┏━━

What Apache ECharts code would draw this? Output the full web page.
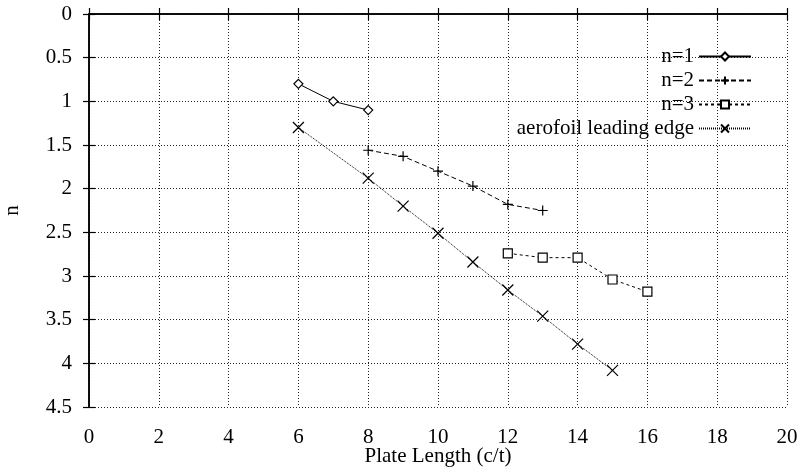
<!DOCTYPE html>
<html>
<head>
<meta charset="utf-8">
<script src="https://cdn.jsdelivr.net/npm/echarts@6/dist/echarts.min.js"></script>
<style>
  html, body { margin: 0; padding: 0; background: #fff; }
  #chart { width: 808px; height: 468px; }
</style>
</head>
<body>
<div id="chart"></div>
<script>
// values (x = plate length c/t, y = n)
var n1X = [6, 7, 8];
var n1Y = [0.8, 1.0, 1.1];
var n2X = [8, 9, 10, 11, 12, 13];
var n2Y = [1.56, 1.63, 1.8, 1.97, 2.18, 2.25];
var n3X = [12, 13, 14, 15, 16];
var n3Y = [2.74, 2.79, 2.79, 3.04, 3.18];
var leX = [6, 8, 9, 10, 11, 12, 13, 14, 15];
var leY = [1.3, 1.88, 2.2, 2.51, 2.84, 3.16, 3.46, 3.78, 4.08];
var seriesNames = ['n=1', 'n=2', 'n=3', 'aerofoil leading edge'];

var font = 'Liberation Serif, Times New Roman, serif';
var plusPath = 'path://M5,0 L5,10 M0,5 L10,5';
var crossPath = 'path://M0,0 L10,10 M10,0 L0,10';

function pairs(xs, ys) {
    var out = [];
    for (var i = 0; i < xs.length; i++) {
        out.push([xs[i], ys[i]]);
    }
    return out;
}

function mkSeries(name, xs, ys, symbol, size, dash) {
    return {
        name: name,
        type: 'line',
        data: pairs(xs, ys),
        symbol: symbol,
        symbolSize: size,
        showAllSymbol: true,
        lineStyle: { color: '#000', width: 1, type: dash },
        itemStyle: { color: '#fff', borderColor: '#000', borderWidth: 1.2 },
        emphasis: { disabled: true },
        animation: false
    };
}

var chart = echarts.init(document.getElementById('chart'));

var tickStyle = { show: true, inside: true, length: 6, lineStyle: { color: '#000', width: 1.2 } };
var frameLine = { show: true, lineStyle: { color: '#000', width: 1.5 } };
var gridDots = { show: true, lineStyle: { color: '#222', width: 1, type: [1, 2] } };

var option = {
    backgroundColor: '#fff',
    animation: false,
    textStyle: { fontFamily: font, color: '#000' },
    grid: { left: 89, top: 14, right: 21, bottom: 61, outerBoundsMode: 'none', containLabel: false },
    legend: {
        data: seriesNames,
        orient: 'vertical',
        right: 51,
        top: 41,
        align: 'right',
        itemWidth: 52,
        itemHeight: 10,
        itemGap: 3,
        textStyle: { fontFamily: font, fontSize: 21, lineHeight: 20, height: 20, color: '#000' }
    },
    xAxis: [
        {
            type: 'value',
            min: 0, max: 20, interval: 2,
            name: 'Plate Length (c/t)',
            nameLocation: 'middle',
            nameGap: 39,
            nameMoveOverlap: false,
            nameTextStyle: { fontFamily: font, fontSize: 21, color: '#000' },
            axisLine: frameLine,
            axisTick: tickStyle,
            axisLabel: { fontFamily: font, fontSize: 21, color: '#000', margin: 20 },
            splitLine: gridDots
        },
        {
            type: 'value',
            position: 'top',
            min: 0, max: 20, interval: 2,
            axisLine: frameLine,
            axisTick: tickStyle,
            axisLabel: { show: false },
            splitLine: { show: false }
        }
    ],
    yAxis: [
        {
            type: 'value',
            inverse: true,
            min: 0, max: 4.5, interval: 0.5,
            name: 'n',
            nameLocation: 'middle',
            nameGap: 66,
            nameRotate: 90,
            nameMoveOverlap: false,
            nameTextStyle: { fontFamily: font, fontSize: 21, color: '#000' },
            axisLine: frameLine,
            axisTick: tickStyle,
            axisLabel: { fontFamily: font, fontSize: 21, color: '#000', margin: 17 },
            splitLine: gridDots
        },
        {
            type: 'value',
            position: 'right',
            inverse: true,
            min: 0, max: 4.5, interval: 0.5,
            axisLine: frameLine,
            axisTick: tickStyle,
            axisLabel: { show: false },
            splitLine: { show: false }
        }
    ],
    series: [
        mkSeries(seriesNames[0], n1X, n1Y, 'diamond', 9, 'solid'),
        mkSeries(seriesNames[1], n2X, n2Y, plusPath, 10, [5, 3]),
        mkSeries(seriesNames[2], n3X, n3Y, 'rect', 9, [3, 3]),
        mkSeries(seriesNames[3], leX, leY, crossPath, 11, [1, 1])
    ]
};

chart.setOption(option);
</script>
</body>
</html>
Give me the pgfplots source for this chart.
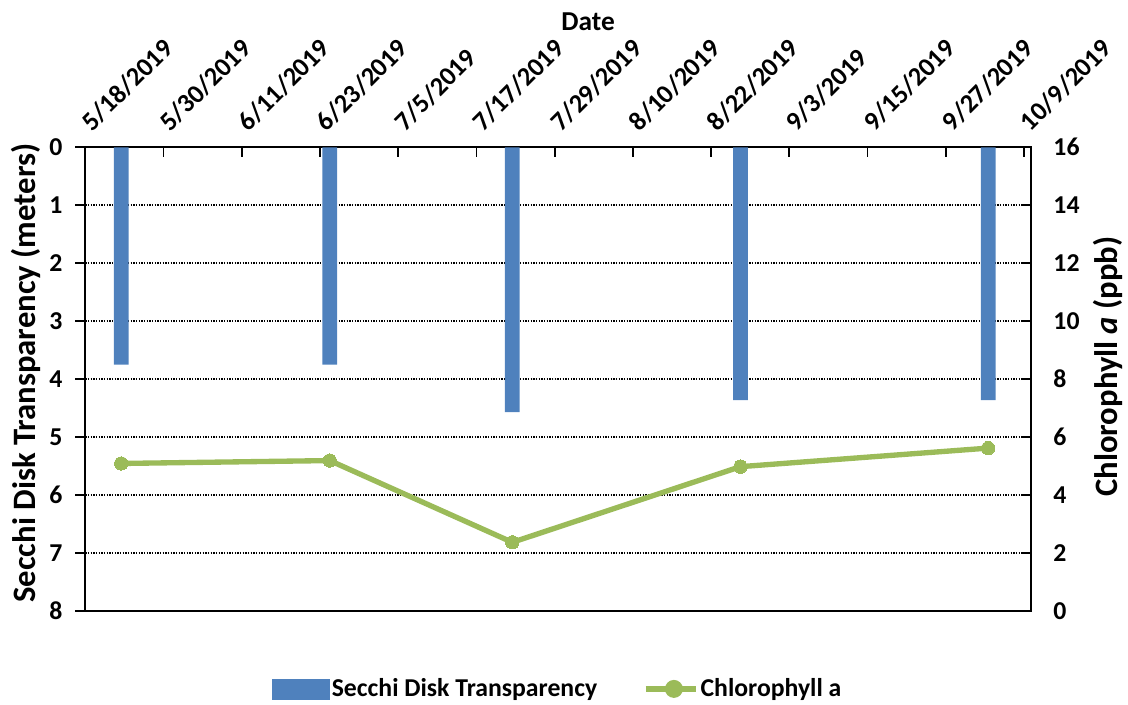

┗━━

**EXERCISE DETAILS:** Quote the records in their entirety, keeping the wording exact and excluding pictures.

**TASK RESULT:**
What Apache ECharts code would draw this? Output the full web page.
<!DOCTYPE html>
<html>
<head>
<meta charset="utf-8">
<script src="https://cdn.jsdelivr.net/npm/echarts@6/dist/echarts.min.js"></script>
<style>
  html, body { margin: 0; padding: 0; background: #fff; }
  #chart { width: 808px; height: 468px; }
</style>
</head>
<body>
<div id="chart"></div>
<script>
// values (x = plate length c/t, y = n)
var n1X = [6, 7, 8];
var n1Y = [0.8, 1.0, 1.1];
var n2X = [8, 9, 10, 11, 12, 13];
var n2Y = [1.56, 1.63, 1.8, 1.97, 2.18, 2.25];
var n3X = [12, 13, 14, 15, 16];
var n3Y = [2.74, 2.79, 2.79, 3.04, 3.18];
var leX = [6, 8, 9, 10, 11, 12, 13, 14, 15];
var leY = [1.3, 1.88, 2.2, 2.51, 2.84, 3.16, 3.46, 3.78, 4.08];
var seriesNames = ['n=1', 'n=2', 'n=3', 'aerofoil leading edge'];

var font = 'Liberation Serif, Times New Roman, serif';
var plusPath = 'path://M5,0 L5,10 M0,5 L10,5';
var crossPath = 'path://M0,0 L10,10 M10,0 L0,10';

function pairs(xs, ys) {
    var out = [];
    for (var i = 0; i < xs.length; i++) {
        out.push([xs[i], ys[i]]);
    }
    return out;
}

function mkSeries(name, xs, ys, symbol, size, dash) {
    return {
        name: name,
        type: 'line',
        data: pairs(xs, ys),
        symbol: symbol,
        symbolSize: size,
        showAllSymbol: true,
        lineStyle: { color: '#000', width: 1, type: dash },
        itemStyle: { color: '#fff', borderColor: '#000', borderWidth: 1.2 },
        emphasis: { disabled: true },
        animation: false
    };
}

var chart = echarts.init(document.getElementById('chart'));

var tickStyle = { show: true, inside: true, length: 6, lineStyle: { color: '#000', width: 1.2 } };
var frameLine = { show: true, lineStyle: { color: '#000', width: 1.5 } };
var gridDots = { show: true, lineStyle: { color: '#222', width: 1, type: [1, 2] } };

var option = {
    backgroundColor: '#fff',
    animation: false,
    textStyle: { fontFamily: font, color: '#000' },
    grid: { left: 89, top: 14, right: 21, bottom: 61, outerBoundsMode: 'none', containLabel: false },
    legend: {
        data: seriesNames,
        orient: 'vertical',
        right: 51,
        top: 41,
        align: 'right',
        itemWidth: 52,
        itemHeight: 10,
        itemGap: 3,
        textStyle: { fontFamily: font, fontSize: 21, lineHeight: 20, height: 20, color: '#000' }
    },
    xAxis: [
        {
            type: 'value',
            min: 0, max: 20, interval: 2,
            name: 'Plate Length (c/t)',
            nameLocation: 'middle',
            nameGap: 39,
            nameMoveOverlap: false,
            nameTextStyle: { fontFamily: font, fontSize: 21, color: '#000' },
            axisLine: frameLine,
            axisTick: tickStyle,
            axisLabel: { fontFamily: font, fontSize: 21, color: '#000', margin: 20 },
            splitLine: gridDots
        },
        {
            type: 'value',
            position: 'top',
            min: 0, max: 20, interval: 2,
            axisLine: frameLine,
            axisTick: tickStyle,
            axisLabel: { show: false },
            splitLine: { show: false }
        }
    ],
    yAxis: [
        {
            type: 'value',
            inverse: true,
            min: 0, max: 4.5, interval: 0.5,
            name: 'n',
            nameLocation: 'middle',
            nameGap: 66,
            nameRotate: 90,
            nameMoveOverlap: false,
            nameTextStyle: { fontFamily: font, fontSize: 21, color: '#000' },
            axisLine: frameLine,
            axisTick: tickStyle,
            axisLabel: { fontFamily: font, fontSize: 21, color: '#000', margin: 17 },
            splitLine: gridDots
        },
        {
            type: 'value',
            position: 'right',
            inverse: true,
            min: 0, max: 4.5, interval: 0.5,
            axisLine: frameLine,
            axisTick: tickStyle,
            axisLabel: { show: false },
            splitLine: { show: false }
        }
    ],
    series: [
        mkSeries(seriesNames[0], n1X, n1Y, 'diamond', 9, 'solid'),
        mkSeries(seriesNames[1], n2X, n2Y, plusPath, 10, [5, 3]),
        mkSeries(seriesNames[2], n3X, n3Y, 'rect', 9, [3, 3]),
        mkSeries(seriesNames[3], leX, leY, crossPath, 11, [1, 1])
    ]
};

chart.setOption(option);
</script>
</body>
</html>
Give me the pgfplots source for this chart.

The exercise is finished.